Whatever, I guess i am not alone in finding the progression of ideas
here most stimulating and thought provoking. Thanks guys.
One thought - what's the opinion, now that I have parameters for the
motor, of the value of Spice simulation?
Winfield Hill wrote in message news:...
> Bill Allison wrote...
> > But you've triggered another idea...
> > I could put some resistance in series with the motor and arrange to
> > short it out as power demanded approached 100%. That would soften
> > transients and would still give me 50Hz impulses to overcome stiction
> > and make fine control near zero speed better.
> That prompts me to mention another scheme I find more interesting,
> current-source control. First consider this: Q. How to add an
> electronic fuse or circuit breaker for fault conditions? A. add
> a common 100A 50-millivolt shunt resistor (R = 0.5 milliohms), and
> upon detecting more than say 100mV (200A) for longer than say 3 sec,
> set a fault flip-flop to kill the FET gate drive.
> Q. What other cool thing can I do with this shunt resistor?

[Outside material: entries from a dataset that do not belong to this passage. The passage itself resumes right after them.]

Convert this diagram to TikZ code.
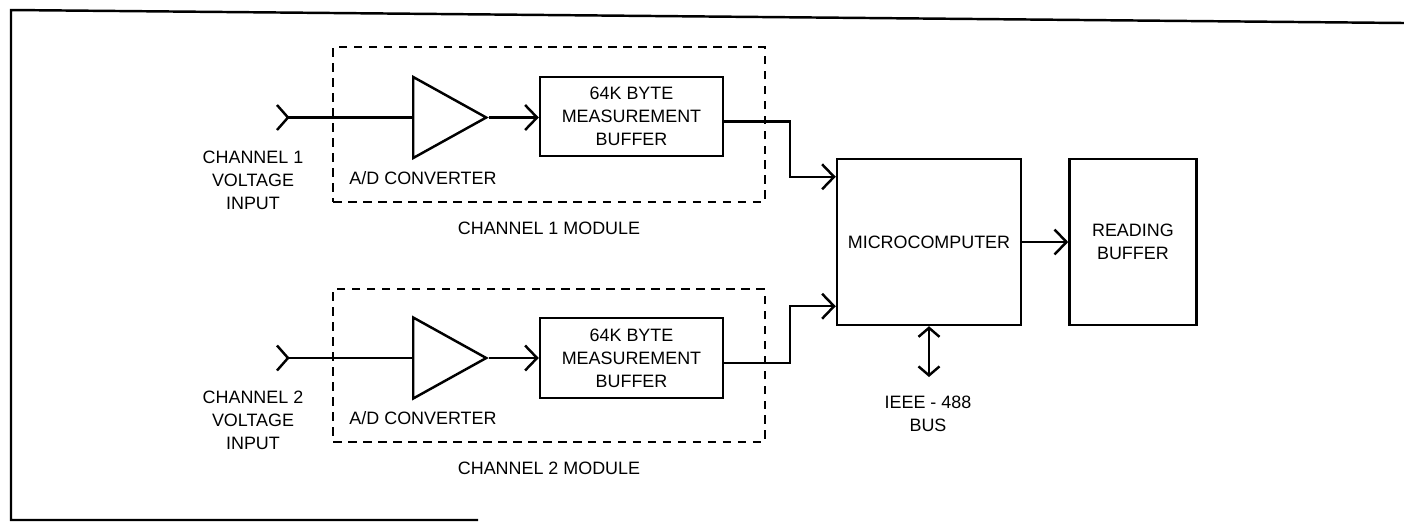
\documentclass[tikz,border=0pt]{standalone}
\usepackage{fontspec}
\setmainfont{Liberation Sans}
\usetikzlibrary{shapes.geometric,arrows.meta,positioning,calc}

\begin{document}
\begin{tikzpicture}[
    x=0.02cm, y=-0.02cm,
    line width=1.4pt,
    every node/.style={font=\fontsize{10.2}{13}\selectfont},
    block/.style={rectangle, draw, align=center, inner sep=0pt},
    ampblock/.style={isosceles triangle, isosceles triangle stretches, draw,
                     inner sep=0pt, minimum height=1.46cm, minimum width=1.62cm, anchor=west},
    modulebox/.style={rectangle, draw, dash pattern=on 0.17cm off 0.13cm,
                      inner sep=0pt, minimum width=8.64cm},
    lbl/.style={align=center, inner sep=0pt},
    myarrow/.style={-{Straight Barb[length=0.24cm, width=0.5cm]}},
    mybiarrow/.style={{Straight Barb[length=0.18cm, width=0.42cm]}-{Straight Barb[length=0.18cm, width=0.42cm]}},
]
\useasboundingbox (0,0) rectangle (1404,522);

% --- Frame ---
\draw (1404,23) -- (11,10) -- (11,520) -- (478,520);

% --- Channel 1 module ---
\node[modulebox, minimum height=3.1cm] (mod1) at (549,124.5) {};
\node[ampblock] (amp1) at (412,117.5) {};
\node[block, minimum width=3.66cm, minimum height=1.58cm] (buf1) at (631.5,116.5) {64K BYTE\\MEASUREMENT\\BUFFER};
\coordinate (in1) at (288,117.5);
\node[lbl] (in1lbl) at (253,180) {CHANNEL 1\\VOLTAGE\\INPUT};
\node[lbl] (adc1) at (423,178) {A/D CONVERTER};
\node[lbl, below=0.35cm of mod1] (mod1lbl) {CHANNEL 1 MODULE};

% --- Channel 2 module ---
\node[modulebox, minimum height=3.06cm] (mod2) at (549,365.5) {};
\node[ampblock] (amp2) at (412,358) {};
\node[block, minimum width=3.66cm, minimum height=1.6cm] (buf2) at (631.5,358) {64K BYTE\\MEASUREMENT\\BUFFER};
\coordinate (in2) at (288,358);
\node[lbl] (in2lbl) at (253,420) {CHANNEL 2\\VOLTAGE\\INPUT};
\node[lbl] (adc2) at (423,418) {A/D CONVERTER};
\node[lbl, below=0.35cm of mod2] (mod2lbl) {CHANNEL 2 MODULE};

% --- Microcomputer and reading buffer ---
\node[block, minimum width=3.68cm, minimum height=3.32cm] (micro) at (929,242) {MICROCOMPUTER};
\node[block, right=0.92cm of micro, minimum width=2.54cm, minimum height=3.32cm] (read) {READING\\BUFFER};
\node[lbl] (bus) at (928,414) {IEEE - 488\\BUS};

% --- Input chevrons ---
\draw (in1) ++(-11,-12.5) -- (in1) -- ++(-11,12.5);
\draw (in2) ++(-11,-12.5) -- (in2) -- ++(-11,12.5);

% --- Arrows ---
\draw (in1) -- (amp1.west);
\draw (in2) -- (amp2.west);
\draw[myarrow] (amp1.apex) -- (buf1.west |- amp1.apex);
\draw[myarrow] (amp2.apex) -- (buf2.west |- amp2.apex);
\draw[myarrow] ([yshift=-0.1cm]buf1.east) -- ++(66,0) |- ([yshift=-0.38cm]micro.north west);
\draw[myarrow] ([yshift=-0.1cm]buf2.east) -- ++(66,0) |- ([yshift=0.4cm]micro.south west);
\draw[myarrow] (micro.east) -- (micro.east -| read.west);
\draw[mybiarrow, shorten >=0.36cm] (micro.south) -- (micro.south |- bus.north);

\end{tikzpicture}
\end{document}
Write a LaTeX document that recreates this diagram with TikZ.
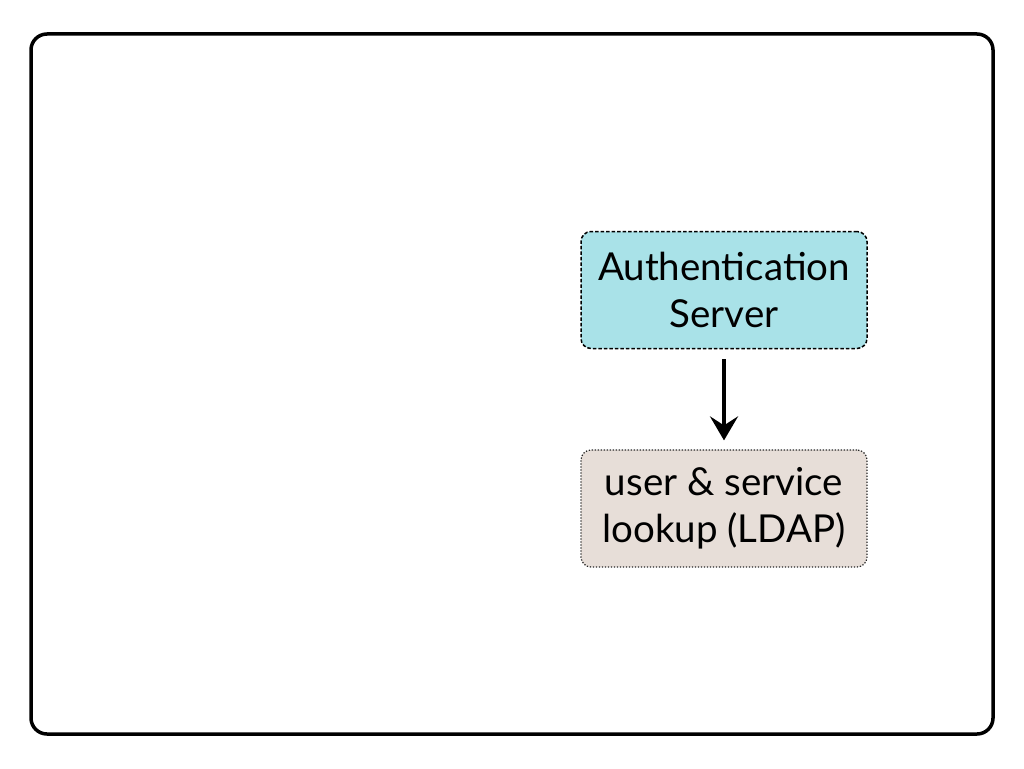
\documentclass[tikz,border=0pt]{standalone}
\usepackage{fontspec}
\setmainfont{Lato}
\usetikzlibrary{arrows.meta}
\definecolor{authfill}{HTML}{A9E2E8}
\definecolor{ldapfill}{HTML}{E7DED8}
\tikzset{
  frame/.style={draw=black, line width=3.5pt, rounded corners=16pt},
  boxbase/.style={rounded corners=10pt, minimum width=286pt, minimum height=117pt, align=center, font=\fontsize{38.5}{47}\selectfont, text=black, inner sep=0pt},
  authbox/.style={boxbase, fill=authfill, draw=black, line width=1.5pt, dash pattern=on 3.5pt off 2pt},
  ldapbox/.style={boxbase, fill=ldapfill, draw=black!85, line width=1.2pt, dash pattern=on 1.3pt off 1.7pt},
  flow/.style={draw=black, line width=4.5pt, -{Stealth[length=24pt,width=28pt,inset=9pt]}}
}
\begin{document}
\begin{tikzpicture}[x=1pt,y=-1pt]
\useasboundingbox (0,0) rectangle (1024,768);
\draw[frame] (31,34) rectangle (993,734);
\node[authbox] (auth) at (724,290) {Authentication\\Server};
\node[ldapbox] (ldap) at (724,508.5) {user \& service\\lookup (LDAP)};
\draw[flow] ([yshift=-10pt]auth.south) -- ([yshift=9pt]ldap.north);
\end{tikzpicture}
\end{document}
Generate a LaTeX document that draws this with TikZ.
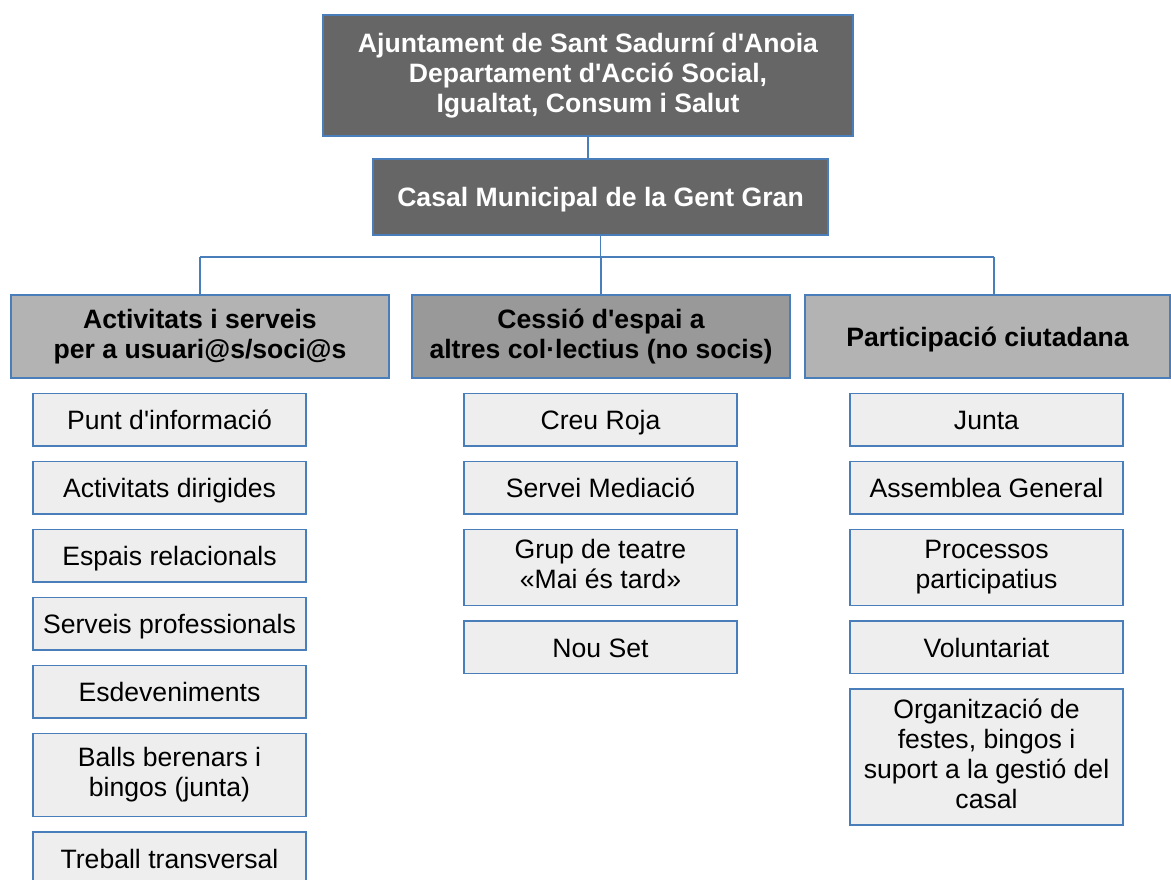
\documentclass[tikz,border=0pt]{standalone}
\usepackage{fontspec}
\setmainfont{Liberation Sans}[Ligatures=TeXOff]
\usetikzlibrary{positioning}
\definecolor{edgeblue}{HTML}{4A7EBB}
\definecolor{darkbox}{HTML}{666666}
\definecolor{midbox}{HTML}{999999}
\definecolor{lightbox}{HTML}{B3B3B3}
\definecolor{itembox}{HTML}{EEEEEE}
\newcommand{\orgfont}{\fontsize{26.6}{30}\selectfont}
\tikzset{
    box/.style={draw=edgeblue, line width=1.5pt, inner sep=0pt, outer sep=0pt, align=center,
        execute at begin node={\rule{0pt}{26pt}}, execute at end node={\rule[-6pt]{0pt}{6pt}}},
    topbox/.style={box, fill=darkbox, text=white, font=\orgfont\bfseries},
    areabox/.style={box, font=\orgfont\bfseries, minimum height=83pt},
    item/.style={box, fill=itembox, font=\orgfont, minimum width=273pt, minimum height=52.5pt},
    link/.style={draw=edgeblue, line width=1.3pt}
}
\begin{document}
\begin{tikzpicture}[x=1pt, y=-1pt, node distance=15.5pt]
                \useasboundingbox (0,0) rectangle (1171,880);

                \node[topbox, minimum width=530pt, minimum height=121pt] (top) at (588,75.5)
                    {Ajuntament de Sant Sadurní d'Anoia\\Departament d'Acció Social,\\Igualtat, Consum i Salut};
                \node[topbox, minimum width=455pt, minimum height=76pt] (casal) at (600.5,197)
                    {Casal Municipal de la Gent Gran};

                \node[areabox, fill=lightbox, minimum width=378pt] (act) at (200,336.5)
                    {Activitats i serveis\\per a usuari@s/soci@s};
                \node[areabox, fill=midbox, minimum width=378pt] (ces) at (601,336.5)
                    {Cessió d'espai a\\altres col·lectius (no socis)};
                \node[areabox, fill=lightbox, minimum width=365pt] (par) at (987.5,336.5)
                    {Participació ciutadana};

                \coordinate (busL) at (200,257);
                \coordinate (busR) at (994,257);
                \draw[link] (top.south) -- (top.south |- casal.north);
                \draw[link] (casal.south) -- (casal.south |- busL);
                \draw[link] (busL) -- (busR);
                \draw[link] (busL) -- (act.north);
                \draw[link] (ces.north |- busL) -- (ces.north);
                \draw[link] (busR) -- (busR |- par.north);

                % activitats i serveis
                \node[item] (a1) at (169.5,419.5) {Punt d'informació};
                \node[item, below=of a1] (a2) {Activitats dirigides};
                \node[item, below=of a2] (a3) {Espais relacionals};
                \node[item, below=of a3] (a4) {Serveis professionals};
                \node[item, below=of a4] (a5) {Esdeveniments};
                \node[item, below=of a5, minimum height=83pt] (a6) {Balls berenars i\\bingos (junta)};
                \node[item, below=of a6] (a7) {Treball transversal};

                % cessio d'espai
                \node[item] (c1) at (600.5,419.5) {Creu Roja};
                \node[item, below=of c1] (c2) {Servei Mediació};
                \node[item, below=of c2, minimum height=76pt] (c3) {Grup de teatre\\«Mai és tard»};
                \node[item, below=of c3] (c4) {Nou Set};

                % participacio
                \node[item] (p1) at (986.5,419.5) {Junta};
                \node[item, below=of p1] (p2) {Assemblea General};
                \node[item, below=of p2, minimum height=76pt] (p3) {Processos\\participatius};
                \node[item, below=of p3] (p4) {Voluntariat};
                \node[item, below=of p4, minimum height=136pt] (p5)
                    {Organització de\\festes, bingos i\\suport a la gestió del\\casal};
            \end{tikzpicture}
\end{document}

> A. Use it with circuitry to turn the power MOSFETs into a say
> 0 to 50A linear current source to run the motor in a programmable
> torque mode when starting. Consider, 0 to 50A would be 0 to 25mV,
> a very managable voltage range. A difference amplifier with 0.1mV
> offset could be used to control the servo; 0.1mV offset creates an
> acceptable uncertainty of only 0.2 amps. And etc.